6100 sayılı HMK’nın 114/1. md. de dava şartları tahdidi olarak sayıldıktan sonra 2.fıkrada “Diğer kanunlarda yer alan dava şartlarına ilişkin hükümler saklıdır.” denilmiştir.
7155 sayılı Kanun’un 20 nci maddesi ile 6102 sayılı Türk Ticaret Kanunu’na eklenen 5/A md ile bu Kanunun 4 üncü maddesinde ve diğer kanunlarda belirtilen ticari davalardan, konusu bir miktar paranın ödenmesi olan alacak ve tazminat talepleri hakkında dava açılmadan önce arabulucuya başvurulmuş olması dava şartı olarak belirtilmiş,Asliye Ticaret Mahkemelerinde görülecek olan bazı davalarda,dava açılmadan önce arabulucuya başvurulması dava şartı hâline getirilmiştir.
Yine 7155 sayılı Yasa ile değişik 6325 sayılı Hukuk Uyuşmazlıklarında Arabuluculuk Kanu- nu’nun 18/A maddesi hükmünde “Davacı, arabuluculuk faaliyeti sonunda anlaşmaya varılamadığına ilişkin son tutanağın aslını veya arabulucu tarafından onaylanmış bir örneğini dava dilekçesine eklemek zorundadır. Bu zorunluluğa uyulmaması hâlinde mahkemece davacıya, son tutanağın bir haftalık kesin süre içinde mahkemeye sunulması gerektiği, aksi takdirde davanın usulden redde- dileceği ihtarını içeren davetiye gönderilir. İhtarın gereği yerine getirilmez ise dava dilekçesi karşı tarafa tebliğe çıkarılmaksızın davanın usulden reddine karar verilir.Arabulucuya başvurulmadan dava açıldığının anlaşılması hâlinde herhangi bir işlem yapılmaksızın davanın, dava şartı yokluğu sebebiyle usulden reddine karar verilir.” şeklinde düzenleme yapılmıştır.
Talep incelenmekle; davacının talebinin haksız fiil nedeni ile maddi ve manevi tazminat olduğu, dava konusunun bir miktar paraya ilişkin olduğu ve davacının dava açmadan önce arabulucuya başvurduğuna ilişkin herhangi bir belge sunmadığı gibi böyle bir iddiasının da bulunmadığı anlaşılmış olmakla, 7155 Sayılı yasa ile değişik 6102 Sayılı TTK’nun 5/A ve aynı sayılı yasa ile değişik 6325 Sayılı Kanun’un 18/A md birinci fıkrası gereğince arabuluculuğa başvurulmasına ilişkin dava şartı noksanlığı nedeniyle davanın usulden reddine karar verilmiş aşağıdaki şekilde hüküm kurulmuştur.

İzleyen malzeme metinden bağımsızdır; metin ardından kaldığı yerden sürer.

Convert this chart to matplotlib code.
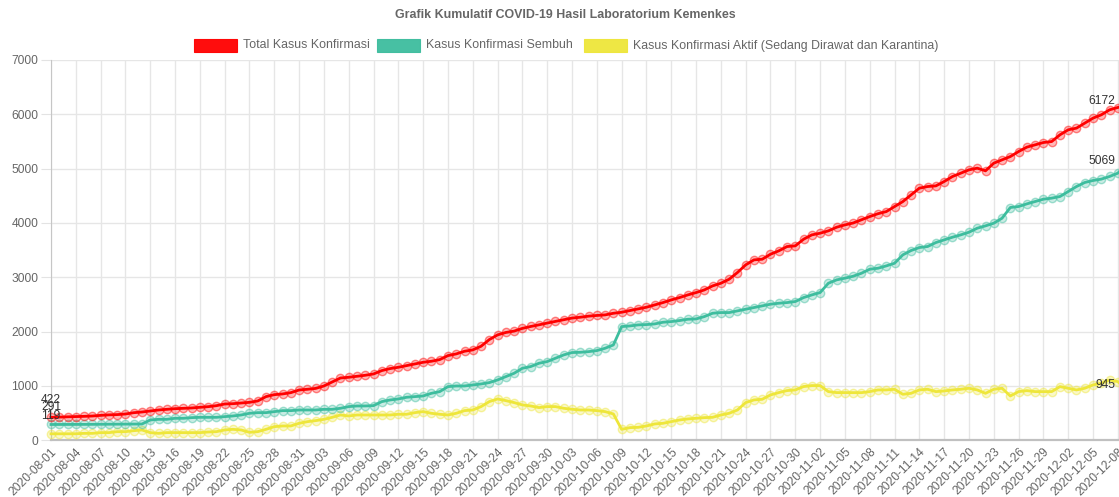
import numpy as np
import pandas as pd
import matplotlib
matplotlib.use('Agg')
import matplotlib.pyplot as plt
from matplotlib.patches import Rectangle

# data harian 2020-08-01 .. 2020-12-09 (titik terakhir jatuh di luar kanvas)
dates = pd.date_range('2020-08-01', '2020-12-09', freq='D').strftime('%Y-%m-%d').tolist()

total = [422, 428, 432, 436, 441, 447, 459, 468, 473, 484, 508, 521, 539, 558, 570, 582, 588, 595, 607, 619,
         637, 668, 674, 687, 699, 724, 804, 840, 853, 877, 926, 939, 955, 1000, 1074, 1147, 1160, 1178, 1197, 1221,
         1283, 1320, 1344, 1375, 1406, 1436, 1455, 1485, 1559, 1590, 1639, 1664, 1731, 1854, 1940, 1985, 2010, 2060, 2095, 2125,
         2158, 2188, 2220, 2250, 2265, 2285, 2298, 2308, 2338, 2357, 2387, 2418, 2449, 2492, 2535, 2584, 2627, 2676, 2719, 2768,
         2842, 2891, 2965, 3088, 3229, 3321, 3333, 3425, 3487, 3566, 3579, 3701, 3781, 3812, 3855, 3922, 3965, 4000, 4060, 4118,
         4171, 4210, 4302, 4394, 4518, 4641, 4671, 4683, 4763, 4855, 4917, 4978, 5009, 4960, 5101, 5162, 5223, 5315, 5396, 5438,
         5481, 5499, 5623, 5715, 5746, 5838, 5930, 5991, 6083, 6125, 6172]

sembuh = [291, 291, 292, 292, 293, 294, 294, 295, 297, 298, 299, 300, 374, 386, 386, 405, 405, 417, 423, 423,
          423, 436, 448, 466, 497, 509, 509, 528, 546, 546, 558, 558, 558, 570, 570, 589, 620, 632, 632, 638,
          712, 742, 761, 792, 804, 816, 865, 896, 988, 1000, 1000, 1019, 1037, 1062, 1111, 1172, 1234, 1326, 1357, 1418,
          1449, 1510, 1572, 1615, 1620, 1632, 1651, 1694, 1755, 2093, 2105, 2124, 2130, 2142, 2173, 2185, 2204, 2228, 2234, 2277,
          2339, 2351, 2351, 2382, 2413, 2443, 2474, 2505, 2523, 2535, 2554, 2627, 2676, 2719, 2891, 2953, 2984, 3020, 3075, 3149,
          3167, 3210, 3259, 3413, 3493, 3548, 3567, 3640, 3689, 3738, 3781, 3830, 3904, 3947, 3996, 4088, 4285, 4303, 4352, 4395,
          4438, 4457, 4487, 4579, 4671, 4745, 4782, 4807, 4856, 4917, 5069]

aktif = [119, 119, 119, 120, 128, 128, 141, 141, 159, 159, 177, 190, 141, 128, 141, 141, 141, 141, 141, 153,
         159, 190, 202, 190, 147, 159, 202, 251, 264, 264, 313, 343, 362, 386, 423, 466, 448, 466, 466, 466,
         466, 466, 479, 479, 509, 528, 497, 479, 466, 497, 546, 558, 620, 712, 761, 730, 694, 651, 632, 602,
         620, 620, 589, 571, 558, 558, 546, 528, 485, 202, 233, 239, 264, 301, 313, 344, 374, 393, 405, 417,
         423, 466, 497, 558, 694, 743, 755, 835, 878, 915, 927, 989, 1007, 1007, 896, 878, 878, 877, 877, 896,
         927, 927, 939, 847, 865, 927, 939, 896, 908, 927, 939, 958, 927, 865, 939, 958, 816, 896, 914, 896,
         896, 896, 988, 958, 927, 958, 1019, 1050, 1111, 1080, 945]

labels = ['Total Kasus Konfirmasi', 'Kasus Konfirmasi Sembuh',
          'Kasus Konfirmasi Aktif (Sedang Dirawat dan Karantina)']
colors = ['#ff0000', '#3dbd9e', '#eee63a']

plt.rcParams['font.family'] = ['Liberation Sans', 'DejaVu Sans']
FS = 8.64  # 12px
FS_HEAD = 8.9
GRAY = '#666666'

W, H = 1119, 497
fig = plt.figure(figsize=(W / 100, H / 100), dpi=100)
ax = fig.add_axes([51 / W, (H - 440.3) / H, (W - 51) / W, (440.3 - 60) / H])

x = np.arange(len(dates))
series = [total, sembuh, aktif]
# dataset pertama digambar paling atas (seperti Chart.js)
for i in reversed(range(3)):
    c = matplotlib.colors.to_rgb(colors[i])
    ax.plot(x, series[i], color=colors[i], lw=2.0, marker='o', ms=6.0,
            mfc=(*c, 0.28), mec=(*c, 0.45), mew=1.0, clip_on=False, zorder=3 + (3 - i))

ax.set_xlim(0, (W - 51) / 8.27)
ax.set_ylim(0, 7000)

xt = list(range(0, len(dates) - 1, 3))
ax.set_xticks(xt)
ax.set_xticklabels([dates[k] for k in xt], rotation=45, ha='right', rotation_mode='anchor',
                   fontsize=FS, color=GRAY)
ax.set_yticks(range(0, 7001, 1000))
ax.set_yticklabels([str(v) for v in range(0, 7001, 1000)], fontsize=FS, color=GRAY)
ax.tick_params(axis='x', length=0, pad=4)
ax.tick_params(axis='y', length=7, pad=2, color='#e3e3e3')

ax.grid(True, color='#e6e6e6', lw=1)
ax.set_axisbelow(True)
for s in ['top', 'right']:
    ax.spines[s].set_visible(False)
ax.spines['left'].set_color('#c6c6c6')
ax.spines['bottom'].set_color('#c0c0c0')
ax.spines['bottom'].set_linewidth(1.6)

# label nilai awal dan akhir
for s in series:
    ax.annotate(str(s[0]), xy=(0, s[0]), xytext=(0, 12.5), textcoords='offset points',
                ha='center', va='center', fontsize=FS, color='#333333', zorder=10, annotation_clip=False)
    ax.annotate(str(s[-1]), xy=(len(dates) - 2, s[-1]), xytext=(-2, 3), textcoords='offset points',
                ha='right', va='center', fontsize=FS, color='#333333', zorder=10, annotation_clip=False)

# judul
fig.text(565 / W, 1 - 15 / H, 'Grafik Kumulatif COVID-19 Hasil Laboratorium Kemenkes',
         ha='center', va='center', fontsize=FS_HEAD, fontweight='bold', color=GRAY)

# legenda manual
box_x = [194, 377, 584]
for bx, lab, c in zip(box_x, labels, colors):
    fig.patches.append(Rectangle((bx / W, 1 - 52 / H), 43 / W, 13 / H, transform=fig.transFigure,
                                 facecolor=c, edgecolor=c, lw=0.8, alpha=0.95))
    fig.text((bx + 49) / W, 1 - 45.5 / H, lab, ha='left', va='center', fontsize=FS_HEAD, color=GRAY)

fig.savefig('out.png', dpi=100)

HÜKÜM : Yukarıda açıklanan nedenlerle;
1-HMK 114/2 ve 115/2 md gereğince; davacının davasının dava şartı yokluğu nedeniyle USULDEN REDDİNE,

2-Harçlar Kanunu gereğince hesaplanan 54,40 TL karar ve ilam harcının peşin alınan 358,63 TL harçtan mahsubu ile Hazine’ye irat kaydına, bakiye 304,23 TL harcın karar kesinleştiğinde ve istek halinde davacıya iadesine,
3-Davacı tarafından sarf olunan yargılama giderinin kendi üzerinde bırakılmasına,
4-Davalının kendisini vekil ile temsil ettirdiğinden karar tarihinde yürürlükte bulunan AAÜT’ 10/4′ göre belirlenen 3.400,00 TL maktu vekalet ücretinin davacı taraftan alınarak davalı tarafa verilmesine,
Dair tarafların yokluğunda gerekçeli kararın tebliğinden itibaren 2 hafta içerisinde İstanbul Bölge Adliye Mahkemesi nezdinde İstinaf yolu açık olmak üzere karar verildi. 05/02/2020

Katip …
E-imza

Hakim …
E-imza

“iş Bu Evrak 5070 Sayılı Elektronik İmza Kanununun 5. Madde Uyarınca Güvenli Elektronik İmza İle İmzalanmış Olup, 22. Madde Uyarınca Da Islak İmza İle İmzalanmayacaktır.”